Priti Patel, the Home Secretary, and Robert Buckland, the Justice Secretary, also set out plans to:

*end early release for convicted terrorists;

*boost funding for the counter-terrorist police by £90 million to £906m in 2020/21 and

*review the support given for victims of terrorism, including an immediate £500,000 for the Victims of Terrorism Unit.

A new Counter-Terrorism Bill, which will be introduced by spring, would, said the Government, force dangerous terrorist offenders who received extended determinate sentences to serve the whole time behind bars and ensure those convicted of serious offences such as preparing acts of terrorism or directing a terrorist organisation spent a mandatory minimum of 14 years in prison.

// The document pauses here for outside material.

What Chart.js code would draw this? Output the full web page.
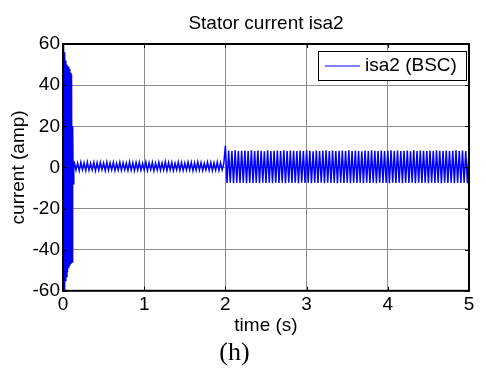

The legislation will also overhaul the terrorist licensing regime, doubling the number of specialist counter-terrorism probation officers and introducing measures such as polygraph testing as well as increasing the number of places available in probation hostels so that authorities can keep closer tabs on terrorists in the weeks after they are released from prison.

Ms Patel said: “The senseless terror attack at Fishmongers’ Hall in November confronted us with some hard truths about how we deal with terrorist offenders, which is why we immediately announced a review into sentencing and licence conditions, to do whatever is necessary to stop these sickening attacks from taking place.

“Today, we are delivering on those promises, giving police and probation officers the resources they need to investigate and track offenders, introducing tougher sentences, and launching major reviews into how offenders are managed after they are released.

“We will also review the support available for victims and their families to make sure they receive the help they need,” she added.

The Government will also launch a sweeping independent review of the way different agencies, including police, probation service, and the security services investigate, monitor and manage terrorist offenders called Multi Agency Public Protection Arrangements. This will be led by Jonathan Hall QC, the Independent Reviewer of Terrorism Legislation.

“Terrorists pose a great risk to our society and our way of life, which is why we must bring them to justice and keep the public safe,” declared Mr Buckland.

“Coupled with our strong measures to manage terrorists behind bars, this Counter-Terrorism Bill toughens restrictions on offenders’ communications, increases the number of specialist staff managing them and will ensure they are monitored effectively,” he added.

But Diane Abbott for Labour said after 10 years in government, a major overhaul was an “admission of failure”.

She said: “Major terrorist outrages have occurred all too frequently, including attacks by perpetrators who were known to the security services.

“The fight against terrorism has been undermined by cuts to policing, including community policing, a lack of effective coordination between police and security services as well as the flawed Prevent programme,” declared the Shadow Home Secretary.

“All of these need to change if we are going to improve the safety of our citizens,” she added.

Alongside the Bill, the Government is making a major investment in counter terrorism resources in prisons and probation. The package of measures being announced include:

*doubling the number of counter-terrorism specialist probation staff, who will deliver a set of new, intensive national standards for managing terrorists on licence so that there will be closer monitoring and reporting requirements;

*an increase in the number of specialist psychologists and specially trained imams, who play a vital role in assessing risk and challenging the beliefs of radicalised offenders and

* a rise in the resources dedicated to training front-line prison and probation staff, who are the first line of defence in identifying and challenging extremism in prisons and probation.